→ **EXERCISE INSTRUCTIONS**
Without the pictures, can you quote each line below exactly?

→ **INFORMATION PROVIDED**
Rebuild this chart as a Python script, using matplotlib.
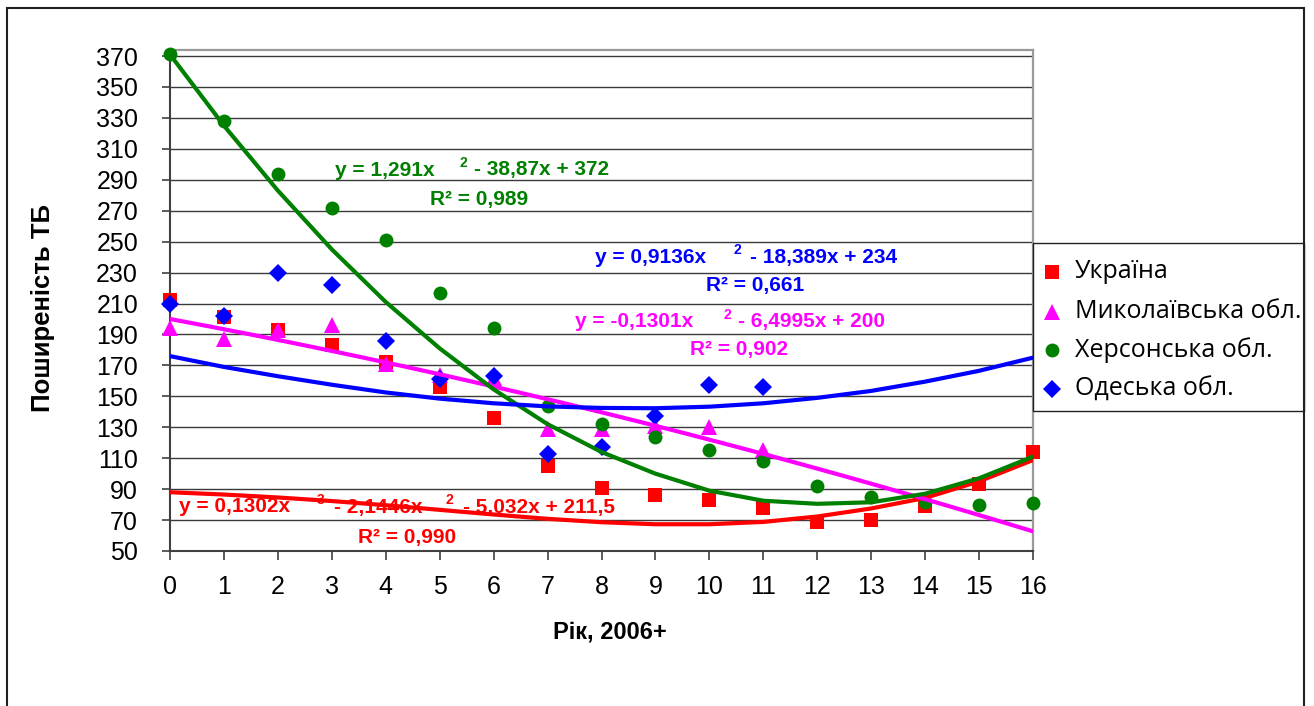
import matplotlib
matplotlib.use("Agg")
import numpy as np
import matplotlib.pyplot as plt
from matplotlib.patches import Rectangle
from matplotlib.lines import Line2D

plt.rcParams["font.family"] = ["Liberation Sans", "DejaVu Sans"]

W, H = 1314, 706

# ---- data -------------------------------------------------------------
years = list(range(17))
series_names = ["Україна", "Миколаївська обл.", "Херсонська обл.", "Одеська обл."]

ukraine = [212, 201, 193, 183, 172, 156, 136, 105, 91, 86, 83, 78, 69, 70, 79, 93, 114]
mykolaiv = [194, 187, 193, 196, 171, 164, 162, 129, 129, 131, 130, 115]
kherson = [371, 328, 294, 272, 251, 217, 194, 144, 132, 124, 115, 108, 92, 85, 82, 80, 81]
odesa = [210, 202, 230, 222, 186, 161, 163, 113, 117, 137, 157, 156]

# trend curves, one value per year
ukraine_trend = [88, 86.5, 84.6, 82.3, 79.6, 76.6, 73.6, 70.8, 68.6, 67.3, 67.3, 68.8,
                 72.3, 77.5, 84.3, 95, 108.8]
kherson_trend = [371, 325, 283, 245, 211, 181, 154.5, 132, 114, 100, 89, 82.5,
                 80.5, 81.5, 87, 97, 111]
odesa_trend = [176, 169, 163, 157.5, 152.5, 148.5, 145.5, 143.5, 142.5, 142.3, 143.3,
               145.5, 149, 153.5, 159.5, 166.5, 175]
# Mykolaiv trend: y = -0,1301x^2 - 6,4995x + 200
mykolaiv_coef = [-0.1301, -6.4995, 200]

y_ticks = list(range(50, 371, 20))
x_ticks = list(range(0, 17))

# ---- styling ----------------------------------------------------------
colors = ["#FF0000", "#FF00FF", "#008000", "#0000FF"]
markers = ["s", "^", "o", "D"]
msizes = [10, 11, 10, 8.7]


def fx(px):
    return px / W


def fy(py):
    return 1 - py / H


fig = plt.figure(figsize=(W / 100, H / 100), dpi=100)
fig.patch.set_facecolor("white")
ax = fig.add_axes([fx(170), fy(551), (1033 - 170) / W, (551 - 50) / H])

values = [ukraine, mykolaiv, kherson, odesa]

for vals, c, m, s in zip(values, colors, markers, msizes):
    ax.plot(years[:len(vals)], vals, linestyle="none", marker=m, markersize=s,
            color=c, markeredgewidth=0, zorder=3, clip_on=False)

xs = np.linspace(years[0], years[-1], 200)
trend_lines = [
    (years, ukraine_trend),
    (xs, np.polyval(mykolaiv_coef, xs)),
    (years, kherson_trend),
    (years, odesa_trend),
]
for (tx, ty), c in zip(trend_lines, colors):
    ax.plot(tx, ty, color=c, linewidth=3.0, zorder=4,
            solid_joinstyle="round", solid_capstyle="round")

ax.set_xlim(0, 16)
ax.set_ylim(50, 373.9)
ax.set_xticks(x_ticks)
ax.set_yticks(y_ticks)
ax.yaxis.grid(True, color="#3a3a3a", linewidth=1.0)
ax.set_axisbelow(True)

for side in ("top", "right"):
    ax.spines[side].set_color("#9a9a9a")
    ax.spines[side].set_linewidth(1.6)
ax.spines["left"].set_color("#404040")
ax.spines["left"].set_linewidth(1.5)
ax.spines["bottom"].set_color("#404040")
ax.spines["bottom"].set_linewidth(1.5)

ax.tick_params(axis="y", direction="out", length=6, width=1.2, pad=17,
               labelsize=18, color="#404040")
ax.tick_params(axis="x", direction="out", length=6.5, width=1.2, pad=11,
               labelsize=18, color="#404040")

fig.text(fx(43), fy(308), "Поширеність ТБ", rotation=90, ha="center",
         va="center", fontsize=18.5, fontweight="bold")
fig.text(fx(610), fy(632), "Рік, 2006+", ha="center", va="center",
         fontsize=17, fontweight="bold")

# ---- trend equations --------------------------------------------------
EQ = 15
SUP = 10
eq_pieces = [
    # kherson
    ("y = 1,291x", 335, 170, EQ, colors[2]),
    ("2", 459, 163, SUP, colors[2]),
    ("- 38,87x + 372", 474, 170, EQ, colors[2]),
    ("R² = 0,989", 430, 199, EQ, colors[2]),
    # odesa
    ("y = 0,9136x", 595, 257, EQ, colors[3]),
    ("2", 733, 250, SUP, colors[3]),
    ("- 18,389x + 234", 750, 257, EQ, colors[3]),
    ("R² = 0,661", 706, 286, EQ, colors[3]),
    # mykolaiv
    ("y = -0,1301x", 575, 322, EQ, colors[1]),
    ("2", 724, 315, SUP, colors[1]),
    ("- 6,4995x + 200", 738, 322, EQ, colors[1]),
    ("R² = 0,902", 690, 350, EQ, colors[1]),
    # ukraine
    ("y = 0,1302x", 179, 507, EQ, colors[0]),
    ("3", 317, 500, SUP, colors[0]),
    ("- 2,1446x", 334, 507, EQ, colors[0]),
    ("2", 446, 500, SUP, colors[0]),
    ("- 5,032x + 211,5", 463, 507, EQ, colors[0]),
    ("R² = 0,990", 358, 537, EQ, colors[0]),
]
for txt, x, y, size, col in eq_pieces:
    fig.text(fx(x), fy(y), txt, ha="left", va="center", fontsize=size,
             fontweight="bold", color=col, zorder=5)

# ---- legend -----------------------------------------------------------
fig.add_artist(Rectangle((fx(1033), fy(411)), (1304 - 1033) / W, (411 - 243) / H,
                         transform=fig.transFigure, facecolor="white",
                         edgecolor="#202020", linewidth=1.0, zorder=6))
rows = [272, 312, 350, 389]
for name, c, m, s, ry in zip(series_names, colors, markers, msizes, rows):
    fig.add_artist(Line2D([fx(1052)], [fy(ry)], transform=fig.transFigure,
                          marker=m, markersize=s, color=c, markeredgewidth=0,
                          linestyle="none", zorder=7))
    fig.text(fx(1075), fy(ry), name, ha="left", va="center", fontsize=18.0,
             family=["Open Sans", "DejaVu Sans"], zorder=7)

# ---- chart border -----------------------------------------------------
fig.add_artist(Rectangle((fx(7), -0.05), (1304 - 7) / W, fy(8) + 0.05,
                         transform=fig.transFigure, facecolor="none",
                         edgecolor="#202020", linewidth=1.5, zorder=8,
                         clip_on=False))

fig.savefig("out.png", dpi=100)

→ **SOLUTION**
Rebuild this chart as a Python script, using matplotlib.
import matplotlib
matplotlib.use("Agg")
import numpy as np
import matplotlib.pyplot as plt
from matplotlib.patches import Rectangle
from matplotlib.lines import Line2D

plt.rcParams["font.family"] = ["Liberation Sans", "DejaVu Sans"]

W, H = 1314, 706

# ---- data -------------------------------------------------------------
years = list(range(17))
series_names = ["Україна", "Миколаївська обл.", "Херсонська обл.", "Одеська обл."]

ukraine = [212, 201, 193, 183, 172, 156, 136, 105, 91, 86, 83, 78, 69, 70, 79, 93, 114]
mykolaiv = [194, 187, 193, 196, 171, 164, 162, 129, 129, 131, 130, 115]
kherson = [371, 328, 294, 272, 251, 217, 194, 144, 132, 124, 115, 108, 92, 85, 82, 80, 81]
odesa = [210, 202, 230, 222, 186, 161, 163, 113, 117, 137, 157, 156]

# trend curves, one value per year
ukraine_trend = [88, 86.5, 84.6, 82.3, 79.6, 76.6, 73.6, 70.8, 68.6, 67.3, 67.3, 68.8,
                 72.3, 77.5, 84.3, 95, 108.8]
kherson_trend = [371, 325, 283, 245, 211, 181, 154.5, 132, 114, 100, 89, 82.5,
                 80.5, 81.5, 87, 97, 111]
odesa_trend = [176, 169, 163, 157.5, 152.5, 148.5, 145.5, 143.5, 142.5, 142.3, 143.3,
               145.5, 149, 153.5, 159.5, 166.5, 175]
# Mykolaiv trend: y = -0,1301x^2 - 6,4995x + 200
mykolaiv_coef = [-0.1301, -6.4995, 200]

y_ticks = list(range(50, 371, 20))
x_ticks = list(range(0, 17))

# ---- styling ----------------------------------------------------------
colors = ["#FF0000", "#FF00FF", "#008000", "#0000FF"]
markers = ["s", "^", "o", "D"]
msizes = [10, 11, 10, 8.7]


def fx(px):
    return px / W


def fy(py):
    return 1 - py / H


fig = plt.figure(figsize=(W / 100, H / 100), dpi=100)
fig.patch.set_facecolor("white")
ax = fig.add_axes([fx(170), fy(551), (1033 - 170) / W, (551 - 50) / H])

values = [ukraine, mykolaiv, kherson, odesa]

for vals, c, m, s in zip(values, colors, markers, msizes):
    ax.plot(years[:len(vals)], vals, linestyle="none", marker=m, markersize=s,
            color=c, markeredgewidth=0, zorder=3, clip_on=False)

xs = np.linspace(years[0], years[-1], 200)
trend_lines = [
    (years, ukraine_trend),
    (xs, np.polyval(mykolaiv_coef, xs)),
    (years, kherson_trend),
    (years, odesa_trend),
]
for (tx, ty), c in zip(trend_lines, colors):
    ax.plot(tx, ty, color=c, linewidth=3.0, zorder=4,
            solid_joinstyle="round", solid_capstyle="round")

ax.set_xlim(0, 16)
ax.set_ylim(50, 373.9)
ax.set_xticks(x_ticks)
ax.set_yticks(y_ticks)
ax.yaxis.grid(True, color="#3a3a3a", linewidth=1.0)
ax.set_axisbelow(True)

for side in ("top", "right"):
    ax.spines[side].set_color("#9a9a9a")
    ax.spines[side].set_linewidth(1.6)
ax.spines["left"].set_color("#404040")
ax.spines["left"].set_linewidth(1.5)
ax.spines["bottom"].set_color("#404040")
ax.spines["bottom"].set_linewidth(1.5)

ax.tick_params(axis="y", direction="out", length=6, width=1.2, pad=17,
               labelsize=18, color="#404040")
ax.tick_params(axis="x", direction="out", length=6.5, width=1.2, pad=11,
               labelsize=18, color="#404040")

fig.text(fx(43), fy(308), "Поширеність ТБ", rotation=90, ha="center",
         va="center", fontsize=18.5, fontweight="bold")
fig.text(fx(610), fy(632), "Рік, 2006+", ha="center", va="center",
         fontsize=17, fontweight="bold")

# ---- trend equations --------------------------------------------------
EQ = 15
SUP = 10
eq_pieces = [
    # kherson
    ("y = 1,291x", 335, 170, EQ, colors[2]),
    ("2", 459, 163, SUP, colors[2]),
    ("- 38,87x + 372", 474, 170, EQ, colors[2]),
    ("R² = 0,989", 430, 199, EQ, colors[2]),
    # odesa
    ("y = 0,9136x", 595, 257, EQ, colors[3]),
    ("2", 733, 250, SUP, colors[3]),
    ("- 18,389x + 234", 750, 257, EQ, colors[3]),
    ("R² = 0,661", 706, 286, EQ, colors[3]),
    # mykolaiv
    ("y = -0,1301x", 575, 322, EQ, colors[1]),
    ("2", 724, 315, SUP, colors[1]),
    ("- 6,4995x + 200", 738, 322, EQ, colors[1]),
    ("R² = 0,902", 690, 350, EQ, colors[1]),
    # ukraine
    ("y = 0,1302x", 179, 507, EQ, colors[0]),
    ("3", 317, 500, SUP, colors[0]),
    ("- 2,1446x", 334, 507, EQ, colors[0]),
    ("2", 446, 500, SUP, colors[0]),
    ("- 5,032x + 211,5", 463, 507, EQ, colors[0]),
    ("R² = 0,990", 358, 537, EQ, colors[0]),
]
for txt, x, y, size, col in eq_pieces:
    fig.text(fx(x), fy(y), txt, ha="left", va="center", fontsize=size,
             fontweight="bold", color=col, zorder=5)

# ---- legend -----------------------------------------------------------
fig.add_artist(Rectangle((fx(1033), fy(411)), (1304 - 1033) / W, (411 - 243) / H,
                         transform=fig.transFigure, facecolor="white",
                         edgecolor="#202020", linewidth=1.0, zorder=6))
rows = [272, 312, 350, 389]
for name, c, m, s, ry in zip(series_names, colors, markers, msizes, rows):
    fig.add_artist(Line2D([fx(1052)], [fy(ry)], transform=fig.transFigure,
                          marker=m, markersize=s, color=c, markeredgewidth=0,
                          linestyle="none", zorder=7))
    fig.text(fx(1075), fy(ry), name, ha="left", va="center", fontsize=18.0,
             family=["Open Sans", "DejaVu Sans"], zorder=7)

# ---- chart border -----------------------------------------------------
fig.add_artist(Rectangle((fx(7), -0.05), (1304 - 7) / W, fy(8) + 0.05,
                         transform=fig.transFigure, facecolor="none",
                         edgecolor="#202020", linewidth=1.5, zorder=8,
                         clip_on=False))

fig.savefig("out.png", dpi=100)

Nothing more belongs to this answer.